A WORK IN PUBLIC SPACE BY THOMAS HIRSCHHORN, PRODUCED BY DIA ART FOUNDATION NEW YORK
LOCATED AT FOREST HOUSES, THE BRONX - NEW YORK CITY, SUMMER 2013
I was asked "Why are artists Marxists?" The question is pivotal in at least two respects:
it suggests that Marx remains an influential figure and that his work and that of
recent thinkers who have expanded on his ideas (i.e. Gramsci, Lucaks, Arendt, Marcuse,
Althusser, Derrida, among others) continue to be relevant to artists as an "instrument"
in their studio. At the same time, the question implies that this commonality is
hardly a coincidence but an ideological affinity that carries a political dimension.
To provide a reply to the question is important to acknowledge that artistic production,
the making of art, is a material activity even when it is not material (i.e. music
or dance) or when the work of art is ephemeral.
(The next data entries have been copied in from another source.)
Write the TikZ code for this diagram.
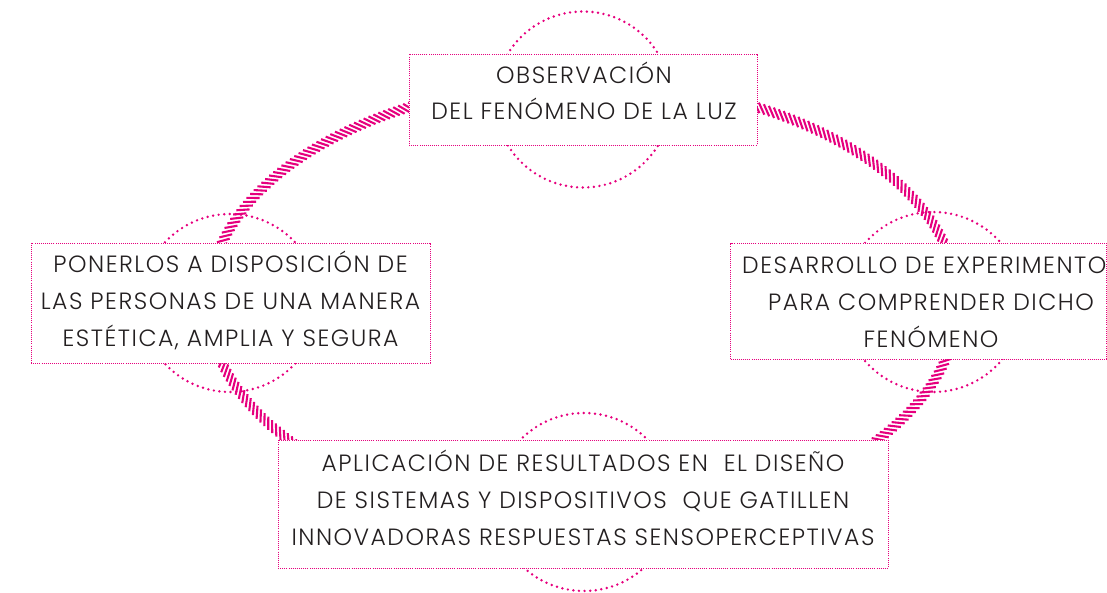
\documentclass[tikz,border=0pt]{standalone}
\usepackage{fontspec}
\setmainfont{Poppins}[UprightFont={* Light}, LetterSpace=6.4]
\usetikzlibrary{decorations.markings}
\definecolor{pk}{HTML}{E6007E}
\definecolor{txt}{HTML}{231F20}
\begin{document}
\begin{tikzpicture}[x=1pt,y=1pt,
  boxstyle/.style={draw=pk, line width=0.9pt, dash pattern=on 1pt off 1.1pt, fill=white, inner sep=0pt, rectangle},
  linestyle/.style={anchor=base, inner sep=0pt, text=txt, font=\fontsize{23.5}{36.7}\selectfont},
  ring/.style={draw=pk, line width=2.7pt, line cap=round, dash pattern=on 0pt off 5.6pt},
  hatch/.style={postaction={decorate}, decoration={markings, mark=between positions 0 and 1 step 5.2pt with {\draw[pk, line width=2.1pt] (132:6.6pt) -- (-48:6.6pt);}}}]
\useasboundingbox (0,0) rectangle (1107,592);
% dotted rings behind the boxes
\draw[ring] (583,492.5) circle[radius=88];
\draw[ring] (230,289) circle[radius=89];
\draw[ring] (933,290) circle[radius=90];
\draw[ring] (584,90) circle[radius=89];
% hatched connectors (parts of one ellipse)
\coordinate (E) at (583,289);
\path[hatch] (E) ++(70:375 and 221) arc[start angle=70, end angle=10, x radius=375, y radius=221];
\path[hatch] (E) ++(-10:375 and 221) arc[start angle=-10, end angle=-70, x radius=375, y radius=221];
\path[hatch] (E) ++(-110:375 and 221) arc[start angle=-110, end angle=-170, x radius=375, y radius=221];
\path[hatch] (E) ++(170:375 and 221) arc[start angle=170, end angle=110, x radius=375, y radius=221];
% boxes
\node[boxstyle, minimum width=348, minimum height=91] (top) at (583,492.5) {};
\node[boxstyle, minimum width=399, minimum height=120] (left) at (230.5,289) {};
\node[boxstyle, minimum width=376, minimum height=116] (right) at (918.5,291) {};
\node[boxstyle, minimum width=610, minimum height=128] (bottom) at (583,88) {};
% texts
\node[linestyle] (t1) at (584,508.7) {OBSERVACIÓN};
\node[linestyle] (t2) at (584,472) {DEL FENÓMENO DE LA LUZ};
\node[linestyle] (l1) at (230.5,319) {PONERLOS A DISPOSICIÓN DE};
\node[linestyle] (l2) at (230.5,282) {LAS PERSONAS DE UNA MANERA};
\node[linestyle] (l3) at (230.5,245) {ESTÉTICA, AMPLIA Y SEGURA};
\node[linestyle] (r1) at (931,318.7) {DESARROLLO DE EXPERIMENTO\hphantom{S}};
\node[linestyle] (r2) at (931,281) {PARA COMPRENDER DICHO};
\node[linestyle] (r3) at (931,244.7) {FENÓMENO};
\node[linestyle] (b1) at (583,121) {APLICACIÓN DE RESULTADOS EN\ \ EL DISEÑO};
\node[linestyle] (b2) at (583,84) {DE SISTEMAS Y DISPOSITIVOS\ \ QUE GATILLEN};
\node[linestyle] (b3) at (583,47) {INNOVADORAS RESPUESTAS SENSOPERCEPTIVAS};
\end{tikzpicture}
\end{document}
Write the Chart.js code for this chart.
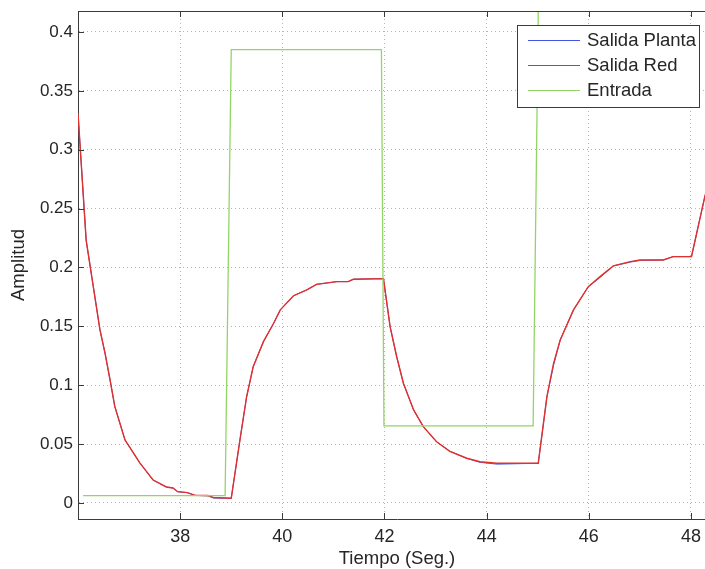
<!DOCTYPE html>
<html>
<head>
<meta charset="utf-8">
<script src="https://cdn.jsdelivr.net/npm/chart.js@4.4.1/dist/chart.umd.min.js"></script>
<style>
  html, body { margin: 0; padding: 0; background: #fff; overflow: hidden; }
  #wrap { width: 705px; height: 569px; overflow: hidden; }
</style>
</head>
<body>
<div id="wrap"><canvas id="grafica" width="730" height="569"></canvas></div>
<script>
// tiempos y respuestas (salida de la planta y de la red neuronal)
var tiempo = [36.0, 36.16, 36.43, 36.53, 36.63, 36.72, 36.92, 37.21, 37.47, 37.73, 37.86, 37.95, 38.14, 38.29, 38.55, 38.65, 39.0,
              39.17, 39.30, 39.43, 39.63, 39.83, 39.96, 40.22, 40.48, 40.67, 41.07, 41.29, 41.39, 41.98,
              42.11, 42.24, 42.37, 42.57, 42.76, 43.02, 43.28, 43.61, 43.87, 44.2, 45.01,
              45.18, 45.31, 45.44, 45.70, 45.99, 46.22, 46.48, 46.81, 47.0, 47.46, 47.65, 48.01, 48.27, 48.5];
var salidaRed = [0.331, 0.223, 0.147, 0.127, 0.104, 0.082, 0.0535, 0.034, 0.0195, 0.0136, 0.0127, 0.0096, 0.0088, 0.0065, 0.0063, 0.0047, 0.0040,
                 0.0535, 0.090, 0.1158, 0.137, 0.1526, 0.164, 0.176, 0.181, 0.1857, 0.188, 0.188, 0.190, 0.1905,
                 0.1497, 0.124, 0.1017, 0.079, 0.0648, 0.052, 0.0439, 0.038, 0.035, 0.0337, 0.0337,
                 0.0903, 0.1186, 0.1384, 0.164, 0.1837, 0.1922, 0.2013, 0.205, 0.2064, 0.2064, 0.2092, 0.2092, 0.260, 0.295];
var salidaPlanta = [0.331, 0.223, 0.147, 0.127, 0.104, 0.082, 0.0535, 0.034, 0.0195, 0.0136, 0.0127, 0.0096, 0.0088, 0.0065, 0.0060, 0.0042, 0.0040,
                    0.0535, 0.090, 0.1158, 0.137, 0.1526, 0.164, 0.176, 0.181, 0.1857, 0.188, 0.188, 0.190, 0.1905,
                    0.1497, 0.124, 0.1017, 0.079, 0.0648, 0.052, 0.0439, 0.038, 0.0345, 0.0330, 0.0337,
                    0.0903, 0.1170, 0.1384, 0.164, 0.1837, 0.1915, 0.2013, 0.2045, 0.2060, 0.2064, 0.2092, 0.2092, 0.260, 0.295];

// señal de entrada (escalones)
var tEntrada = [36.1, 38.88, 39.0, 41.94, 41.99, 44.91, 45.02, 48.5];
var entrada = [0.0062, 0.0062, 0.385, 0.385, 0.0654, 0.0654, 0.45, 0.45];

var ticksX = [38, 40, 42, 44, 46, 48];
var ticksY = [0, 0.05, 0.1, 0.15, 0.2, 0.25, 0.3, 0.35, 0.4];

function puntos(xs, ys) {
  return xs.map(function (x, i) { return { x: x, y: ys[i] }; });
}

var fuente = "'Liberation Sans', Arial, Helvetica, sans-serif";
var colorTexto = '#262626';
var colorGrid = 'rgba(140,140,140,0.65)';

// marco superior, marcas interiores y leyenda estilo MATLAB
var marcoMatlab = {
  id: 'marcoMatlab',
  afterDraw: function (chart) {
    var ctx = chart.ctx, a = chart.chartArea;
    var sx = chart.scales.x, sy = chart.scales.y;
    ctx.save();
    ctx.strokeStyle = '#3a3a3a';
    ctx.lineWidth = 1;
    ctx.beginPath();
    ctx.moveTo(a.left, a.top + 0.5);
    ctx.lineTo(a.right, a.top + 0.5);
    ticksX.forEach(function (v) {
      var px = Math.round(sx.getPixelForValue(v)) + 0.5;
      ctx.moveTo(px, a.bottom); ctx.lineTo(px, a.bottom - 6);
      ctx.moveTo(px, a.top); ctx.lineTo(px, a.top + 6);
    });
    ticksY.forEach(function (v) {
      var py = Math.round(sy.getPixelForValue(v)) + 0.5;
      ctx.moveTo(a.left, py); ctx.lineTo(a.left + 6, py);
    });
    ctx.stroke();

    // leyenda
    var bx = 517, by = 25, bw = 182, bh = 82;
    ctx.fillStyle = '#fff';
    ctx.fillRect(bx, by, bw, bh);
    ctx.strokeRect(bx + 0.5, by + 0.5, bw, bh);
    ctx.font = '18.5px ' + fuente;
    ctx.textBaseline = 'middle';
    ctx.textAlign = 'left';
    chart.data.datasets.forEach(function (ds, i) {
      var y = 40 + i * 25 + 0.5;
      ctx.strokeStyle = ds.borderColor;
      ctx.lineWidth = 1;
      ctx.beginPath();
      ctx.moveTo(528, y); ctx.lineTo(580, y);
      ctx.stroke();
      ctx.fillStyle = colorTexto;
      ctx.fillText(ds.label, 587, y);
    });
    ctx.restore();
  }
};

new Chart(document.getElementById('grafica'), {
  type: 'line',
  data: {
    datasets: [
      { label: 'Salida Planta', data: puntos(tiempo, salidaPlanta), borderColor: '#4455e6', borderWidth: 1, pointRadius: 0, order: 2 },
      { label: 'Salida Red', data: puntos(tiempo, salidaRed), borderColor: '#e2302a', borderWidth: 1.4, pointRadius: 0, order: 1 },
      { label: 'Entrada', data: puntos(tEntrada, entrada), borderColor: '#94d466', borderWidth: 1.3, pointRadius: 0, order: 0 }
    ]
  },
  options: {
    responsive: false,
    animation: false,
    events: [],
    layout: { padding: { top: 11, right: 14, left: 0, bottom: 0 } },
    plugins: { legend: { display: false }, tooltip: { enabled: false } },
    scales: {
      x: {
        type: 'linear',
        min: 36.0,
        max: 48.49,
        afterBuildTicks: function (s) { s.ticks = ticksX.map(function (v) { return { value: v }; }); },
        afterFit: function (s) { s.height = 50; s.paddingLeft = 0; s.paddingRight = 0; },
        ticks: { padding: 7, color: colorTexto, font: { family: fuente, size: 18 }, maxRotation: 0, autoSkip: false,
                 callback: function (v) { return String(v); } },
        grid: { color: colorGrid, drawTicks: false, lineWidth: 1 },
        border: { color: '#3a3a3a', width: 1, dash: [1, 3] },
        title: { display: true, text: 'Tiempo (Seg.)', color: colorTexto, font: { family: fuente, size: 18.5, lineHeight: 1 }, padding: { top: 0, bottom: 0.5 } }
      },
      y: {
        min: -0.0136,
        max: 0.4178,
        afterBuildTicks: function (s) { s.ticks = ticksY.map(function (v) { return { value: v }; }); },
        afterFit: function (s) { s.width = 78; s.paddingTop = 0; s.paddingBottom = 0; },
        ticks: { padding: 5, color: colorTexto, font: { family: fuente, size: 17 }, autoSkip: false,
                 callback: function (v) { return String(Math.round(v * 100) / 100); } },
        grid: { color: colorGrid, drawTicks: false, lineWidth: 1 },
        border: { color: '#3a3a3a', width: 1, dash: [1, 3] },
        title: { display: true, text: 'Amplitud', color: colorTexto, font: { family: fuente, size: 18.5, lineHeight: 1 }, padding: { top: 10, bottom: 0 } }
      }
    }
  },
  plugins: [marcoMatlab]
});
</script>
</body>
</html>
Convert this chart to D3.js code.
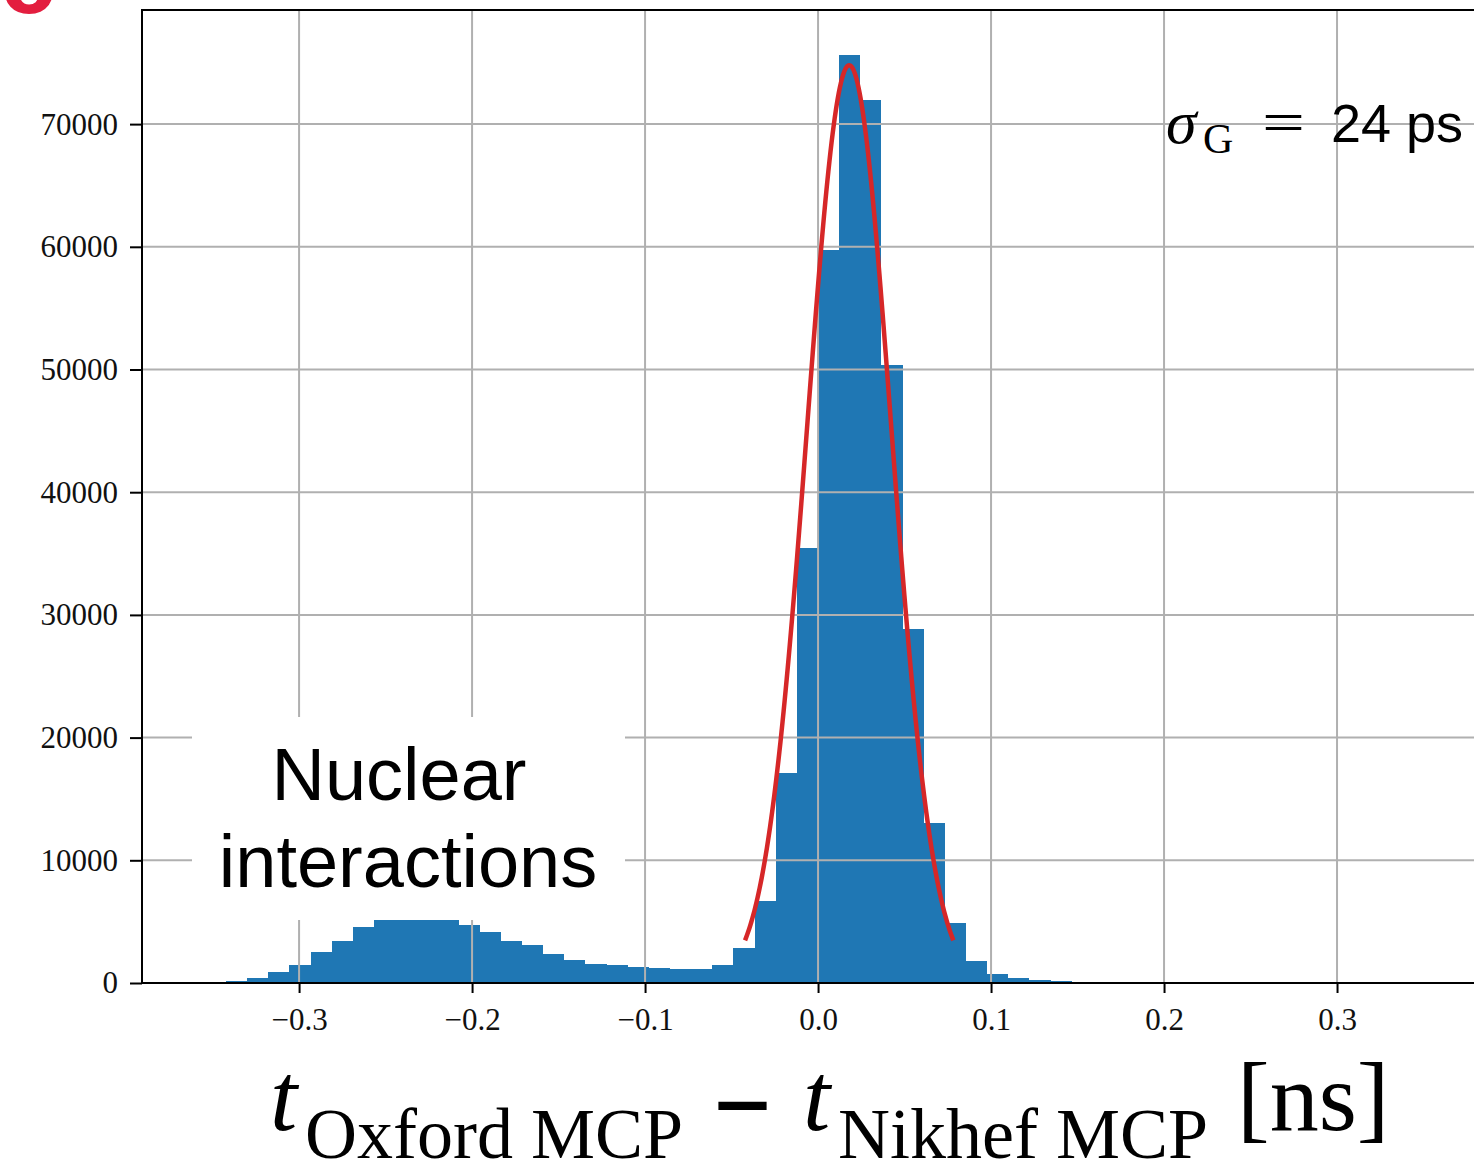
<!DOCTYPE html>
<html>
<head>
<meta charset="utf-8">
<script src="https://cdn.jsdelivr.net/npm/d3@7"></script>
<style>
  body { margin: 0; background: #fff; }
</style>
</head>
<body>
<div id="chart"></div>
<script>
// histogram: one count per bin, bins start at binStart and are binWidth wide
const binStart = -0.35444;
const binWidth = 0.012222;
const counts = [
  60, 200, 420, 890, 1430, 2520, 3460, 4560, 5150, 5250,
  5250, 5120, 4690, 4150, 3460, 3060, 2380, 1890, 1560, 1430,
  1320, 1260, 1160, 1150, 1480, 2830, 6720, 17100, 35450, 59780,
  75600, 71950, 50400, 28850, 13070, 4860, 1770, 725, 390, 260,
  150, 60, 25
];

const xTicks = [-0.3, -0.2, -0.1, 0.0, 0.1, 0.2, 0.3];
const yTicks = [0, 10000, 20000, 30000, 40000, 50000, 60000, 70000];

// gaussian fit drawn over the peak
const fitMu = 0.0180;
const fitSigma = 0.0243;
const fitAmp = 74800;
const fitRange = [-0.0422, 0.0782];

const W = 1474, H = 1175;
const plotLeft = 142, plotRight = 1482, plotTop = 10, plotBottom = 983;

const svg = d3.select("#chart")
  .append("svg")
    .attr("width", W)
    .attr("height", H);

const x = d3.scaleLinear()
  .domain([-0.3908, 0.3838])
  .range([plotLeft, plotRight]);

const y = d3.scaleLinear()
  .domain([0, 79300])
  .range([plotBottom, plotTop]);

const bins = counts.map((c, i) => ({
  lo: binStart + i * binWidth,
  hi: binStart + (i + 1) * binWidth,
  count: c
}));

// bars
svg.append("g")
  .attr("shape-rendering", "crispEdges")
  .selectAll("rect")
  .data(bins)
  .join("rect")
    .attr("x", d => Math.round(x(d.lo)))
    .attr("width", d => Math.round(x(d.hi)) - Math.round(x(d.lo)))
    .attr("y", d => y(d.count))
    .attr("height", d => y(0) - y(d.count))
    .attr("fill", "#1f77b4");

// grid on top of the bars
const grid = svg.append("g").attr("stroke", "#b0b0b0").attr("stroke-width", 2);
grid.selectAll(".gx")
  .data(xTicks)
  .join("line")
    .attr("x1", d => x(d)).attr("x2", d => x(d))
    .attr("y1", plotTop).attr("y2", plotBottom);
grid.selectAll(".gy")
  .data(yTicks)
  .join("line")
    .attr("x1", plotLeft).attr("x2", plotRight)
    .attr("y1", d => y(d)).attr("y2", d => y(d));

// fit curve
const fitPts = d3.range(0, 201).map(i => {
  const t = fitRange[0] + (fitRange[1] - fitRange[0]) * i / 200;
  return [t, fitAmp * Math.exp(-0.5 * ((t - fitMu) / fitSigma) ** 2)];
});
const line = d3.line()
  .x(d => x(d[0]))
  .y(d => y(d[1]));
svg.append("path")
  .attr("d", line(fitPts))
  .attr("fill", "none")
  .attr("stroke", "#d62728")
  .attr("stroke-width", 4.5);

// label with white background
svg.append("rect")
  .attr("x", 192).attr("y", 717)
  .attr("width", 433).attr("height", 203)
  .attr("fill", "#fff");
const lab = svg.append("g")
  .attr("font-family", "Liberation Sans, Arial, sans-serif")
  .attr("font-size", 74)
  .attr("text-anchor", "middle")
  .attr("fill", "#000");
lab.append("text").attr("x", 399).attr("y", 800).text("Nuclear");
lab.append("text").attr("x", 408).attr("y", 887).text("interactions");

// axes
const xAxis = svg.append("g")
  .attr("transform", `translate(0,${plotBottom})`)
  .call(d3.axisBottom(x).tickValues(xTicks).tickSize(10).tickPadding(15).tickFormat(d3.format(".1f")));
const yAxis = svg.append("g")
  .attr("transform", `translate(${plotLeft},0)`)
  .call(d3.axisLeft(y).tickValues(yTicks).tickSize(12).tickPadding(12).tickFormat(d3.format("d")));

[xAxis, yAxis].forEach(ax => {
  ax.select(".domain").remove();
  ax.selectAll(".tick line").attr("stroke", "#000").attr("stroke-width", 2);
  ax.selectAll(".tick text")
    .attr("fill", "#111")
    .style("font-family", "Liberation Serif, Times New Roman, serif")
    .style("font-size", "31px");
});

// spines
svg.append("rect")
  .attr("x", plotLeft).attr("y", plotTop)
  .attr("width", plotRight - plotLeft).attr("height", plotBottom - plotTop)
  .attr("fill", "none")
  .attr("stroke", "#000")
  .attr("stroke-width", 2);

// sigma annotation
const serif = "Liberation Serif, Times New Roman, serif";
svg.append("text")
  .attr("x", 1166).attr("y", 143)
  .attr("font-family", serif).attr("font-style", "italic").attr("font-size", 62)
  .text("σ");
svg.append("text")
  .attr("x", 1203).attr("y", 153)
  .attr("font-family", serif).attr("font-size", 42)
  .text("G");
svg.append("text")
  .attr("x", 1262).attr("y", 143)
  .attr("font-family", serif).attr("font-size", 62)
  .attr("textLength", 43).attr("lengthAdjust", "spacingAndGlyphs")
  .text("=");
svg.append("text")
  .attr("x", 1331).attr("y", 142)
  .attr("font-family", "Liberation Sans, Arial, sans-serif").attr("font-size", 54)
  .text("24 ps");

// x axis title
const xt = svg.append("g").attr("font-family", serif).attr("fill", "#000");
xt.append("text").attr("x", 270).attr("y", 1130)
  .attr("font-style", "italic").attr("font-size", 98).text("t");
xt.append("text").attr("x", 305).attr("y", 1158)
  .attr("font-size", 72).text("Oxford MCP");
xt.append("text").attr("x", 720).attr("y", 1127)
  .attr("font-size", 90).attr("font-weight", "bold")
  .attr("stroke", "#000").attr("stroke-width", 2)
  .attr("textLength", 45).attr("lengthAdjust", "spacingAndGlyphs")
  .text("–");
xt.append("text").attr("x", 803).attr("y", 1130)
  .attr("font-style", "italic").attr("font-size", 98).text("t");
xt.append("text").attr("x", 838).attr("y", 1158)
  .attr("font-size", 72).text("Nikhef MCP");
xt.append("text").attr("x", 1237).attr("y", 1130)
  .attr("font-size", 98).text("[ns]");

// panel letter, cut by the top edge
svg.append("text")
  .attr("x", 0).attr("y", 13)
  .attr("font-family", "Liberation Sans, Arial, sans-serif")
  .attr("font-weight", "bold")
  .attr("font-size", 100)
  .attr("fill", "#e31e3f")
  .text("c");
</script>
</body>
</html>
Marx, having expounded and examined
systematically the nature and organization of human labor with its historical and
social conditions and developed a theory that went beyond economics but into the
realm of class relationships within society, continues to serve as a reference to
many artists. Marx's writings offer instructive lessons pointers on how to analyze
reality as a totality, to understand the identity of subject and object, and more
specific to artists, on "how to give ideas a material force" as Marx said.